Brief:
Set down the material below word for word, excluding the pictures.

Data lines:
▼

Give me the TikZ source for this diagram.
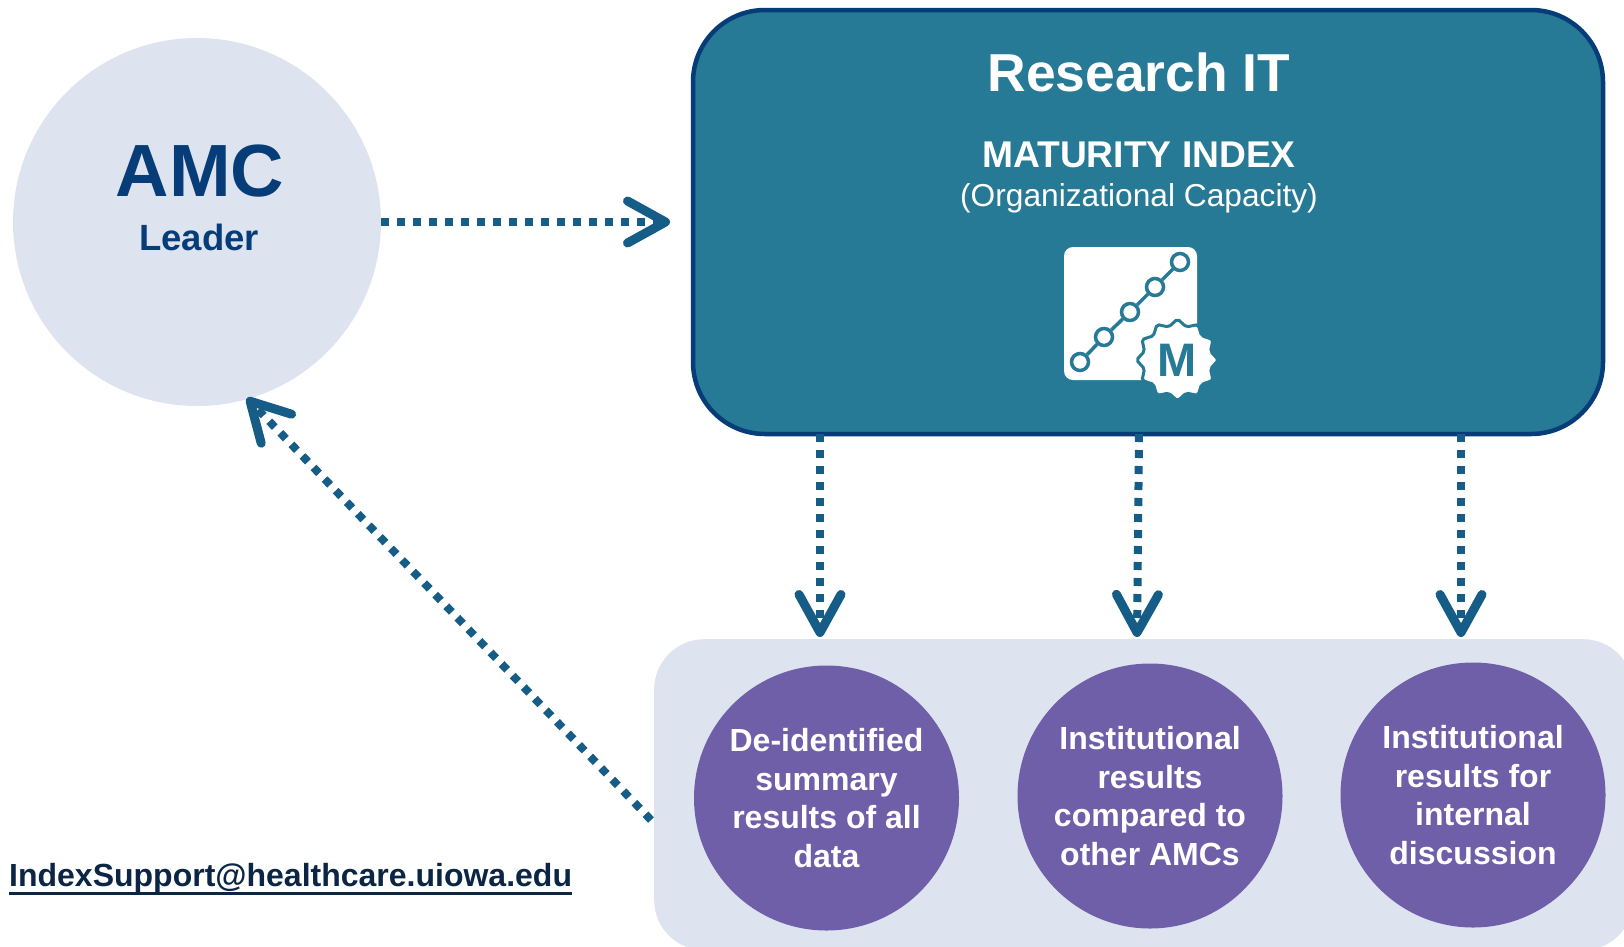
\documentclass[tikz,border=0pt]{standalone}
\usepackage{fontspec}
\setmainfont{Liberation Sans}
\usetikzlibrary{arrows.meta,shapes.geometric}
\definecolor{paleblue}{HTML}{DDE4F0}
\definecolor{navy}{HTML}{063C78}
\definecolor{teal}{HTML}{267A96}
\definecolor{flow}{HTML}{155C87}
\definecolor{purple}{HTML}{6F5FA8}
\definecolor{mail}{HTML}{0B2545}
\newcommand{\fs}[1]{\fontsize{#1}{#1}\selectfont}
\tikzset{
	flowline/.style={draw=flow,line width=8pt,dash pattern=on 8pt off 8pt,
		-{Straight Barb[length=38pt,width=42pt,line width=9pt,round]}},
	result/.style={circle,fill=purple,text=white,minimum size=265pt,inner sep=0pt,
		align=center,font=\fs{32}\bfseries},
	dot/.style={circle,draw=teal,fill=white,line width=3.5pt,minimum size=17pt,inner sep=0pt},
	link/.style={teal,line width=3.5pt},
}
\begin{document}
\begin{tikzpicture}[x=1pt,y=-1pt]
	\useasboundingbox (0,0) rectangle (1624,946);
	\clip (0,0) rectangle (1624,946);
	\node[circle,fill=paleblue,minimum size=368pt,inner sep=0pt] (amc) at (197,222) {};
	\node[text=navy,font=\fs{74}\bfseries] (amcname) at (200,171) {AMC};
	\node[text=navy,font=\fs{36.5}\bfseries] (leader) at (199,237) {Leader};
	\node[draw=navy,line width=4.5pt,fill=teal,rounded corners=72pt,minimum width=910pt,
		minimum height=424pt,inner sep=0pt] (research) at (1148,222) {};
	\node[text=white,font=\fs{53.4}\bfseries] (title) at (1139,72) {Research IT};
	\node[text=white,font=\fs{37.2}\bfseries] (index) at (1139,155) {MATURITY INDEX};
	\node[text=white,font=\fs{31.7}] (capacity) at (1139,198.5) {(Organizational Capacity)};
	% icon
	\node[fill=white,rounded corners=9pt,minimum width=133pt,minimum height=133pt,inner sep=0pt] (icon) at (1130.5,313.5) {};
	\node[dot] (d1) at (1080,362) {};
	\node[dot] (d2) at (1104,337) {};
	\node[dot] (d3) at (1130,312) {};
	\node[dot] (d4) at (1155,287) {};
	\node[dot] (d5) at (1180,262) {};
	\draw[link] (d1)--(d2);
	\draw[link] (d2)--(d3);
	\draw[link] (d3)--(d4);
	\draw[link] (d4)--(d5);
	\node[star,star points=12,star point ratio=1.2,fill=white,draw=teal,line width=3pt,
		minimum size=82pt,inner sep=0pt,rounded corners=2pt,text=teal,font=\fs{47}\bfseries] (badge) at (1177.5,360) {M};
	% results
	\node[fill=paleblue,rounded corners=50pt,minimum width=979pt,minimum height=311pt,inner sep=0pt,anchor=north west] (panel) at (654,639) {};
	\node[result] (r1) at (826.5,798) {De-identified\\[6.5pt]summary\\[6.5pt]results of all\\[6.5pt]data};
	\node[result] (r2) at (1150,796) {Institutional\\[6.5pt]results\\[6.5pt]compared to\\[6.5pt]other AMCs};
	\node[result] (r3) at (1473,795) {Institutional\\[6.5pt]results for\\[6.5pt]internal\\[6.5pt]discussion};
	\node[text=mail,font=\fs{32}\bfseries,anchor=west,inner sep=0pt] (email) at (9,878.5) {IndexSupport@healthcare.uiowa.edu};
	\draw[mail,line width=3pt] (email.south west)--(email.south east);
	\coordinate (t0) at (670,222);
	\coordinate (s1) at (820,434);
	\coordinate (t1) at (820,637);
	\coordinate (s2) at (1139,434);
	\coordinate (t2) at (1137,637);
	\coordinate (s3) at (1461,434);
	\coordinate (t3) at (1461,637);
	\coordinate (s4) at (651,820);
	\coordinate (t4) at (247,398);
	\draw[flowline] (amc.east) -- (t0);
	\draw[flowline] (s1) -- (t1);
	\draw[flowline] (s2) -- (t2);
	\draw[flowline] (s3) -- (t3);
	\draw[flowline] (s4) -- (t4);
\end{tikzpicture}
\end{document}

▲

Exercise answer:
Give me the TikZ source for this diagram.
\documentclass[tikz,border=0pt]{standalone}
\usepackage{fontspec}
\setmainfont{Liberation Sans}
\usetikzlibrary{arrows.meta,shapes.geometric}
\definecolor{paleblue}{HTML}{DDE4F0}
\definecolor{navy}{HTML}{063C78}
\definecolor{teal}{HTML}{267A96}
\definecolor{flow}{HTML}{155C87}
\definecolor{purple}{HTML}{6F5FA8}
\definecolor{mail}{HTML}{0B2545}
\newcommand{\fs}[1]{\fontsize{#1}{#1}\selectfont}
\tikzset{
	flowline/.style={draw=flow,line width=8pt,dash pattern=on 8pt off 8pt,
		-{Straight Barb[length=38pt,width=42pt,line width=9pt,round]}},
	result/.style={circle,fill=purple,text=white,minimum size=265pt,inner sep=0pt,
		align=center,font=\fs{32}\bfseries},
	dot/.style={circle,draw=teal,fill=white,line width=3.5pt,minimum size=17pt,inner sep=0pt},
	link/.style={teal,line width=3.5pt},
}
\begin{document}
\begin{tikzpicture}[x=1pt,y=-1pt]
	\useasboundingbox (0,0) rectangle (1624,946);
	\clip (0,0) rectangle (1624,946);
	\node[circle,fill=paleblue,minimum size=368pt,inner sep=0pt] (amc) at (197,222) {};
	\node[text=navy,font=\fs{74}\bfseries] (amcname) at (200,171) {AMC};
	\node[text=navy,font=\fs{36.5}\bfseries] (leader) at (199,237) {Leader};
	\node[draw=navy,line width=4.5pt,fill=teal,rounded corners=72pt,minimum width=910pt,
		minimum height=424pt,inner sep=0pt] (research) at (1148,222) {};
	\node[text=white,font=\fs{53.4}\bfseries] (title) at (1139,72) {Research IT};
	\node[text=white,font=\fs{37.2}\bfseries] (index) at (1139,155) {MATURITY INDEX};
	\node[text=white,font=\fs{31.7}] (capacity) at (1139,198.5) {(Organizational Capacity)};
	% icon
	\node[fill=white,rounded corners=9pt,minimum width=133pt,minimum height=133pt,inner sep=0pt] (icon) at (1130.5,313.5) {};
	\node[dot] (d1) at (1080,362) {};
	\node[dot] (d2) at (1104,337) {};
	\node[dot] (d3) at (1130,312) {};
	\node[dot] (d4) at (1155,287) {};
	\node[dot] (d5) at (1180,262) {};
	\draw[link] (d1)--(d2);
	\draw[link] (d2)--(d3);
	\draw[link] (d3)--(d4);
	\draw[link] (d4)--(d5);
	\node[star,star points=12,star point ratio=1.2,fill=white,draw=teal,line width=3pt,
		minimum size=82pt,inner sep=0pt,rounded corners=2pt,text=teal,font=\fs{47}\bfseries] (badge) at (1177.5,360) {M};
	% results
	\node[fill=paleblue,rounded corners=50pt,minimum width=979pt,minimum height=311pt,inner sep=0pt,anchor=north west] (panel) at (654,639) {};
	\node[result] (r1) at (826.5,798) {De-identified\\[6.5pt]summary\\[6.5pt]results of all\\[6.5pt]data};
	\node[result] (r2) at (1150,796) {Institutional\\[6.5pt]results\\[6.5pt]compared to\\[6.5pt]other AMCs};
	\node[result] (r3) at (1473,795) {Institutional\\[6.5pt]results for\\[6.5pt]internal\\[6.5pt]discussion};
	\node[text=mail,font=\fs{32}\bfseries,anchor=west,inner sep=0pt] (email) at (9,878.5) {IndexSupport@healthcare.uiowa.edu};
	\draw[mail,line width=3pt] (email.south west)--(email.south east);
	\coordinate (t0) at (670,222);
	\coordinate (s1) at (820,434);
	\coordinate (t1) at (820,637);
	\coordinate (s2) at (1139,434);
	\coordinate (t2) at (1137,637);
	\coordinate (s3) at (1461,434);
	\coordinate (t3) at (1461,637);
	\coordinate (s4) at (651,820);
	\coordinate (t4) at (247,398);
	\draw[flowline] (amc.east) -- (t0);
	\draw[flowline] (s1) -- (t1);
	\draw[flowline] (s2) -- (t2);
	\draw[flowline] (s3) -- (t3);
	\draw[flowline] (s4) -- (t4);
\end{tikzpicture}
\end{document}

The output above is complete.